==== Provided records ====
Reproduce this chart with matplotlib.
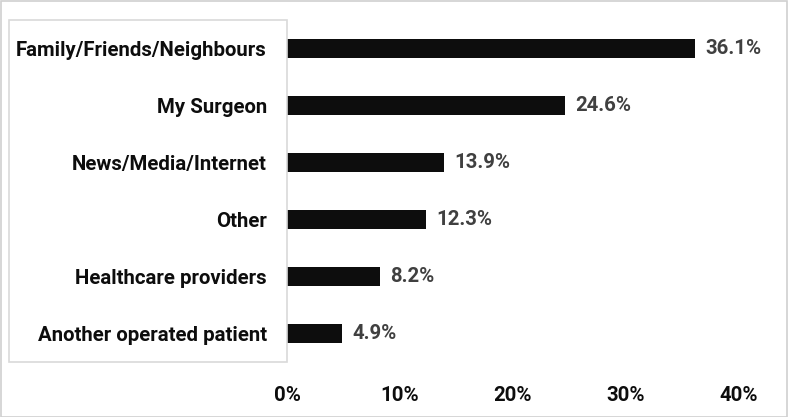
import matplotlib.pyplot as plt
from matplotlib.patches import Rectangle

# data, top to bottom as in the chart
sources = ['Family/Friends/Neighbours', 'My Surgeon', 'News/Media/Internet',
           'Other', 'Healthcare providers', 'Another operated patient']
shares = [36.1, 24.6, 13.9, 12.3, 8.2, 4.9]
x_ticks = [0, 10, 20, 30, 40]
x_tick_labels = ['0%', '10%', '20%', '30%', '40%']

plt.rcParams['font.family'] = ['Roboto', 'DejaVu Sans']
plt.rcParams['font.weight'] = 'bold'
FS = 14.7

W, H = 788, 417
fig = plt.figure(figsize=(W / 100, H / 100), dpi=100)

# axes placed in pixel units
left, right, top, bottom = 287, 739, 20, 362
ax = fig.add_axes([left / W, 1 - bottom / H, (right - left) / W, (bottom - top) / H])

ypos = list(range(len(sources)))[::-1]
ax.barh(ypos, shares, height=0.35, color='#0d0d0d')
for y, v in zip(ypos, shares):
    ax.text(v + 0.9, y, f'{v:.1f}%', va='center', ha='left', fontsize=FS,
            fontweight='bold', color='#404040', clip_on=False)

ax.set_xlim(0, 40)
ax.set_ylim(-0.5, len(sources) - 0.5)
ax.set_yticks(ypos)
ax.set_yticklabels(sources, fontsize=FS, fontweight='bold', color='#0d0d0d')
ax.set_xticks(x_ticks)
ax.set_xticklabels(x_tick_labels, fontsize=FS, fontweight='bold', color='#0d0d0d')
ax.tick_params(axis='y', length=0, pad=14.5)
ax.tick_params(axis='x', length=0, pad=17)
for s in ax.spines.values():
    s.set_visible(False)

# light box around the category labels
fig.add_artist(Rectangle((9 / W, 1 - 362 / H), (287 - 9) / W, (362 - 20) / H,
                         transform=fig.transFigure, fill=False,
                         edgecolor='#d9d9d9', linewidth=1.2))
# outer border
fig.add_artist(Rectangle((0.5 / W, 0.5 / H), 1 - 1.5 / W, 1 - 1.5 / H,
                         transform=fig.transFigure, fill=False,
                         edgecolor='#d0d0d0', linewidth=1.2))

fig.savefig('out.png', dpi=100)
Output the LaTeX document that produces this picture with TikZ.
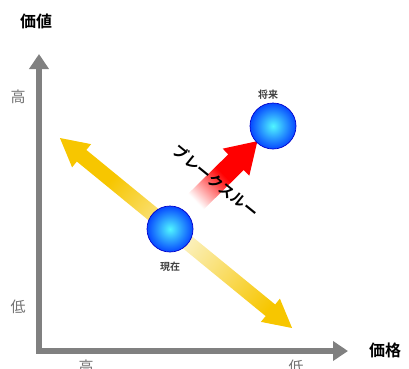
\documentclass[tikz,border=0pt]{standalone}
\usepackage{fontspec}
\setmainfont{Noto Sans CJK JP}
\newfontfamily\jpb{Noto Sans CJK JP Bold}
\usetikzlibrary{arrows.meta}
\definecolor{axisgray}{HTML}{808080}
\definecolor{gold}{HTML}{F7C600}
\definecolor{pale}{HTML}{FBF1C0}
\definecolor{ballblue}{HTML}{0648FF}
\definecolor{ballcyan}{HTML}{50F6FF}
\pgfdeclarehorizontalshading{yellowshade}{100bp}{
  color(0bp)=(gold); color(36bp)=(gold); color(52bp)=(pale); color(70bp)=(gold); color(100bp)=(gold)}
\pgfdeclarehorizontalshading{redshade}{100bp}{
  color(0bp)=(white); color(26bp)=(white); color(48bp)=(red); color(100bp)=(red)}
\tikzset{
  axisline/.style={draw=axisgray, line width=6pt, line join=miter,
    {Triangle[width=19pt,length=15pt]}-{Triangle[width=19pt,length=15pt]}},
  ball/.style={circle, minimum size=46pt, inner sep=0pt, draw=blue!80!black, line width=0.7pt,
    inner color=ballcyan, outer color=ballblue},
  axislabel/.style={text=black, font=\jpb\fontsize{16}{16}\selectfont},
  ticklabel/.style={text=axisgray!90!black, font=\fontsize{15}{15}\selectfont},
  balllabel/.style={text=black!75, font=\jpb\fontsize{10}{10}\selectfont},
}
\begin{document}
\begin{tikzpicture}[x=1pt,y=-1pt]
\useasboundingbox (0,0) rectangle (409,368);
\clip (0,0) rectangle (409,368);
% axes
\coordinate (ytip) at (39,54);
\coordinate (origin) at (39,351);
\coordinate (xtip) at (348,351);
\draw[axisline] (ytip) -- (origin) -- (xtip);
% axis labels
\node[axislabel] (value) at (36,21) {価値};
\node[axislabel] (price) at (385,350) {価格};
\node[ticklabel] (yhigh) at (18,97) {高};
\node[ticklabel] (ylow) at (18,307) {低};
\node[ticklabel] (xhigh) at (86,367) {高};
\node[ticklabel] (xlow) at (296,367) {低};
% yellow double arrow
\shade[transform canvas={shift={(176,233)},rotate=-39.3}, shading=yellowshade]
  (-150,0) -- (-122,15) -- (-122,7.5) -- (122,7.5) -- (122,15) -- (150,0)
  -- (122,-15) -- (122,-7.5) -- (-122,-7.5) -- (-122,-15) -- cycle;
% red arrow
\shade[transform canvas={shift={(226,172)},rotate=44.5}, shading=redshade]
  (-44,11) -- (14,11) -- (14,19) -- (44,0) -- (14,-19) -- (14,-11) -- (-44,-11) -- cycle;
% balls
\node[ball] (now) at (170,229) {};
\node[ball] (future) at (273,126) {};
\node[balllabel] (nowlabel) at (170,267) {現在};
\node[balllabel] (futurelabel) at (268,95) {将来};
% breakthrough text
\node[rotate=-39, text=black, font=\jpb\fontsize{15}{15}\selectfont] (bt) at (216,181) {ブレークスルー};
\end{tikzpicture}
\end{document}
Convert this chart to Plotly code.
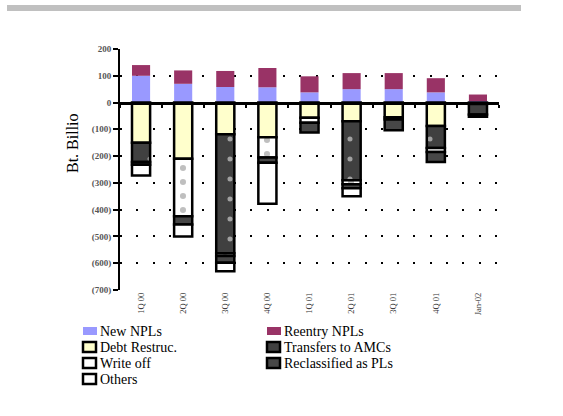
import plotly.graph_objects as go

# ---- data (Bt. billion); None = no flow in that period -------------------
quarters = ["1Q 00", "2Q 00", "3Q 00", "4Q 00", "1Q 01", "2Q 01", "3Q 01", "4Q 01", "Jan-02"]

# inflows (stack upward)
new_npls = [100, 70, 58, 57, 38, 50, 50, 38, 5]
reentry_npls = [40, 50, 60, 72, 60, 60, 60, 53, 25]

# outflows (stack downward)
debt_restruc = [-150, -210, -118, -130, -57, -70, -55, -88, -5]
transfers_amc = [-72, None, -445, None, None, -220, None, -82, -40]
write_off = [None, -215, -10, -75, -18, -15, -8, -15, None]
reclassified = [-10, -30, -25, -20, -37, -15, -40, -37, -8]
others = [-40, -45, -32, -153, None, -30, None, None, None]

y_tick_values = [200, 100, 0, -100, -200, -300, -400, -500, -600, -700]
y_tick_labels = ["200", "100", "0", "(100)", "(200)", "(300)", "(400)", "(500)", "(600)", "(700)"]

# ---- layout geometry ----------------------------------------------------
W, H = 563, 416
ML, MR, MT, MB = 120, 64, 49, 126
PW, PH = W - ML - MR, H - MT - MB
Y_MIN, Y_MAX = -700, 200
SERIF = "Liberation Serif"


def px_x(px):
    return (px - ML) / PW


def px_y(py):
    return (H - MB - py) / PH


OUTLINE = dict(color="black", width=2.5)

series = [
    dict(name="New NPLs", y=new_npls, color="#9999FF", outline=False, pattern=None),
    dict(name="Reentry NPLs", y=reentry_npls, color="#993366", outline=False, pattern=None),
    dict(name="Debt Restruc.", y=debt_restruc, color="#FFFFCC", outline=True, pattern=None),
    dict(name="Transfers to AMCs", y=transfers_amc, color="#404040", outline=True,
         pattern=dict(shape=".", fgcolor="white", bgcolor="#404040", size=20, solidity=0.05)),
    dict(name="Write off", y=write_off, color="#FFFFFF", outline=True,
         pattern=dict(shape=".", fgcolor="#808080", bgcolor="#FFFFFF", size=14, solidity=0.15)),
    dict(name="Reclassified as PLs", y=reclassified, color="#474747", outline=True, pattern=None),
    dict(name="Others", y=others, color="#FFFFFF", outline=True, pattern=None),
]

fig = go.Figure()
for s in series:
    marker = dict(color=s["color"], line=OUTLINE if s["outline"] else dict(width=0))
    if s["pattern"]:
        marker["pattern"] = s["pattern"]
    fig.add_trace(go.Bar(x=quarters, y=s["y"], name=s["name"], marker=marker,
                         showlegend=False))

# invisible trace that carries the zero axis (x2)
fig.add_trace(go.Scatter(x=[None], y=[None], xaxis="x2", yaxis="y",
                         showlegend=False, hoverinfo="skip"))

n = len(quarters)
zero_pos = (0 - Y_MIN) / (Y_MAX - Y_MIN)

fig.update_layout(
    width=W, height=H,
    margin=dict(l=ML, r=MR, t=MT, b=MB),
    paper_bgcolor="white", plot_bgcolor="white",
    barmode="relative", bargap=0.57,
    showlegend=False,
    font=dict(family=SERIF, color="black"),
    xaxis=dict(
        type="category", categoryorder="array", categoryarray=quarters,
        range=[-0.5, n - 0.5], showgrid=False, zeroline=False, showline=False,
        ticks="", tickangle=-90, tickfont=dict(family=SERIF, size=8.5, color="#333333"),
    ),
    xaxis2=dict(
        overlaying="x", anchor="free", position=zero_pos, side="bottom",
        range=[-0.5, n - 0.5], tickvals=[i - 0.5 for i in range(n + 1)],
        ticks="outside", ticklen=3, tickwidth=2, tickcolor="black",
        showticklabels=False, showgrid=False, zeroline=False,
        showline=True, linecolor="black", linewidth=3,
    ),
    yaxis=dict(
        range=[Y_MIN, Y_MAX], tickvals=y_tick_values, ticktext=y_tick_labels,
        tickfont=dict(family=SERIF, size=9, color="#555555", weight="bold"),
        ticks="outside", ticklen=5, tickwidth=2, tickcolor="black",
        showline=True, linecolor="black", linewidth=2,
        showgrid=True, gridcolor="black", gridwidth=2, griddash="2px,14.3px",
        zeroline=False,
    ),
)

shapes = [
    # grey rule across the top of the page
    dict(type="rect", xref="paper", yref="paper",
         x0=px_x(7), x1=px_x(521), y0=px_y(11), y1=px_y(5),
         fillcolor="#C0C0C0", line=dict(width=0), layer="below"),
]
annotations = [
    dict(text="Bt. Billio", xref="paper", yref="paper", x=px_x(72), y=px_y(143),
         xanchor="center", yanchor="middle", textangle=-90, showarrow=False,
         font=dict(family=SERIF, size=16, color="black")),
]

# two-column key below the chart
col_icon = [83, 267]
row_center0, row_step = 331, 16
key_slots = [(0, 0), (1, 0), (0, 1), (1, 1), (0, 2), (1, 2), (0, 3)]
for s, (col, row) in zip(series, key_slots):
    cy = row_center0 + row_step * row
    x0 = col_icon[col]
    if s["outline"]:
        shapes.append(dict(type="rect", xref="paper", yref="paper",
                           x0=px_x(x0), x1=px_x(x0 + 13), y0=px_y(cy + 5), y1=px_y(cy - 5),
                           fillcolor=s["color"], line=dict(color="black", width=2.5)))
    else:
        shapes.append(dict(type="rect", xref="paper", yref="paper",
                           x0=px_x(x0), x1=px_x(x0 + 14), y0=px_y(cy + 4), y1=px_y(cy - 4),
                           fillcolor=s["color"], line=dict(width=0)))
    annotations.append(dict(text=s["name"], xref="paper", yref="paper",
                            x=px_x(x0 + 16), y=px_y(cy), xanchor="left", yanchor="middle",
                            showarrow=False, borderpad=0,
                            font=dict(family=SERIF, size=14, color="black")))

fig.update_layout(shapes=shapes, annotations=annotations)

fig.write_html("out.html")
====
Repeat only the lines between the start of the data and the line with "fig = plt.figure(figsize=(W", including those two lines, and skip the pictures.

Reproduce this chart with matplotlib.
import matplotlib.pyplot as plt
from matplotlib.patches import Rectangle

# data, top to bottom as in the chart
sources = ['Family/Friends/Neighbours', 'My Surgeon', 'News/Media/Internet',
           'Other', 'Healthcare providers', 'Another operated patient']
shares = [36.1, 24.6, 13.9, 12.3, 8.2, 4.9]
x_ticks = [0, 10, 20, 30, 40]
x_tick_labels = ['0%', '10%', '20%', '30%', '40%']

plt.rcParams['font.family'] = ['Roboto', 'DejaVu Sans']
plt.rcParams['font.weight'] = 'bold'
FS = 14.7

W, H = 788, 417
fig = plt.figure(figsize=(W / 100, H / 100), dpi=100)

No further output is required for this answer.